Nuestros lectores viajeros

Carmen Curtido (Senegal)

 “Cuando los primeros colonizadores llegaron, a mediados del siglo XVII, a estas tierras africanas, preguntaron con gestos a dos pescadores cómo llamaban al lugar. Ellos, malinterpretándoles, respondieron que aquello era “Sunu Gal”: “nuestra canoa”. Y bajo el nombre de Senegal, los europeos trazaron una frontera que, a la vez, amalgamaba y separaba pueblos y culturas que dotan de carácter propio a las distintas zonas del Senegal actual: los wolof, etnia minoritaria enclavada en el estratégico Dakar; los errantes serere; el imperio mandinga, los bassari de las montañas o los habitantes del “granero de Senegal” o Baja Casamance: los diola.     

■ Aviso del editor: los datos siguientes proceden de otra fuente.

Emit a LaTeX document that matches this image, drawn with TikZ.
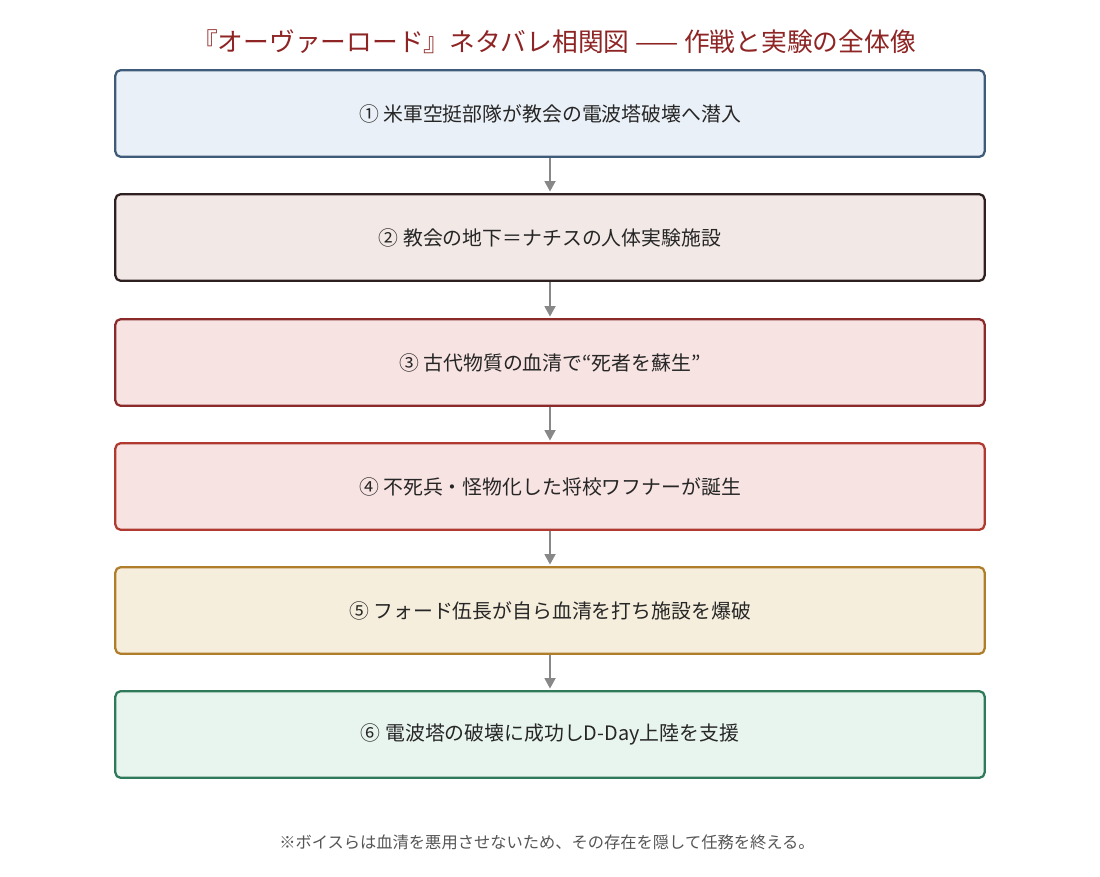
\documentclass[tikz,border=0pt]{standalone}
\usepackage{fontspec}
\setmainfont{Noto Sans CJK JP}
\usetikzlibrary{arrows.meta}
\definecolor{titlered}{HTML}{8E2424}
\definecolor{arrowgray}{HTML}{888888}
\definecolor{notegray}{HTML}{555555}
\begin{document}
\begin{tikzpicture}
    [
      x=0.75pt,
      y=-0.75pt,
      stage/.style={rectangle,rounded corners=4pt,line width=1.7pt,minimum width=652pt,minimum height=65pt,font=\fontsize{14.9}{17}\selectfont,text=black!85},
      flow/.style={-{Triangle[length=8pt,width=8pt]},line width=2.2pt,draw=arrowgray,shorten >=1pt},
    ]
    \useasboundingbox (0,0) rectangle (1100,877);
    \node at (554, 42) [font=\fontsize{19.3}{22}\selectfont,text=titlered] (title) {『オーヴァーロード』ネタバレ相関図 —— 作戦と実験の全体像};

    \node at (550, 113.5) [stage,draw={rgb,255:red,62;green,92;blue,122},fill={rgb,255:red,234;green,240;blue,247}] (s1) {① 米軍空挺部隊が教会の電波塔破壊へ潜入};
    \node at (550, 237.5) [stage,draw={rgb,255:red,46;green,32;blue,32},fill={rgb,255:red,242;green,232;blue,230}] (s2) {② 教会の地下＝ナチスの人体実験施設};
    \node at (550, 362.5) [stage,draw={rgb,255:red,139;green,42;blue,42},fill={rgb,255:red,247;green,227;blue,226}] (s3) {③ 古代物質の血清で“死者を蘇生”};
    \node at (550, 486.5) [stage,draw={rgb,255:red,176;green,58;blue,48},fill={rgb,255:red,247;green,227;blue,226}] (s4) {④ 不死兵・怪物化した将校ワフナーが誕生};
    \node at (550, 610.5) [stage,draw={rgb,255:red,176;green,125;blue,42},fill={rgb,255:red,246;green,238;blue,221}] (s5) {⑤ フォード伍長が自ら血清を打ち施設を爆破};
    \node at (550, 734.5) [stage,draw={rgb,255:red,46;green,122;blue,90},fill={rgb,255:red,232;green,244;blue,238}] (s6) {⑥ 電波塔の破壊に成功しD-Day上陸を支援};

    \draw[flow] (s1) -- (s2);
    \draw[flow] (s2) -- (s3);
    \draw[flow] (s3) -- (s4);
    \draw[flow] (s4) -- (s5);
    \draw[flow] (s5) -- (s6);

    \node at (547, 842) [font=\fontsize{12.2}{14}\selectfont,text=notegray] (note) {※ボイスらは血清を悪用させないため、その存在を隠して任務を終える。};
  \end{tikzpicture}
\end{document}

 Quien visite Senegal, debe dejar que Senegal le hable. Más allá de los desiertos del norte sembrados de baobabs, de la caótica Dakar –epicentro de ricos negocios y de pobreza extrema- y de la antigua capital colonial Saint Louise, a la que el paso de los años no ha perdonado. Más allá de la fértil tierra roja, la flora y fauna exuberantes o los manglares de la Casamance, la decadente Ziguinchor y la paradisíaca isla de Carabane; más allá de la imponente Reserva Natural de Nikolo Kova y del País Bassari. Y, por supuesto, más que las magníficas playas vírgenes y los exclusivos clubes del turístico Cap Skirring.

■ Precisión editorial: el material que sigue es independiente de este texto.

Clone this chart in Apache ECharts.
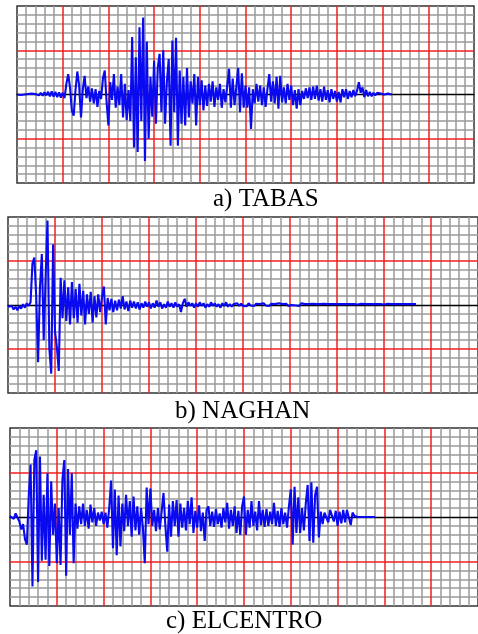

 Senegal es un crisol de culturas y religiones que conviven en paz y armonía; un lugar donde las personas afrontan el día a día gracias a la solidaridad y el apoyo mutuos; un sembrado de humildes poblados en los que los niños diolas aún se sorprenden ante la presencia de “lulums” (blancos) y en el que, a pesar del vergonzoso pasado esclavista de los europeos –del que da testimonio la espeluznante Casa de los Esclavos de la Isla de Goree- te tratan como a uno más.

 Viajar a los poblados más inhóspitos de los diola es, en cierto modo, como viajar en el tiempo. Aún funciona la “tontina”; se reparten las tierras equitativamente; cualquiera que tenga hambre puede coger un exquisito mango directamente del árbol o, simplemente, observar cómo el ciclo natural sigue su curso desde alguna de las típicas casas “Impluvium” autogestionadas por los propios habitantes de la aldea.

 En definitiva, Senegal es uno de esos viajes que transforman y calan hondo en el corazón. Una experiencia que difícilmente podrás olvidar”.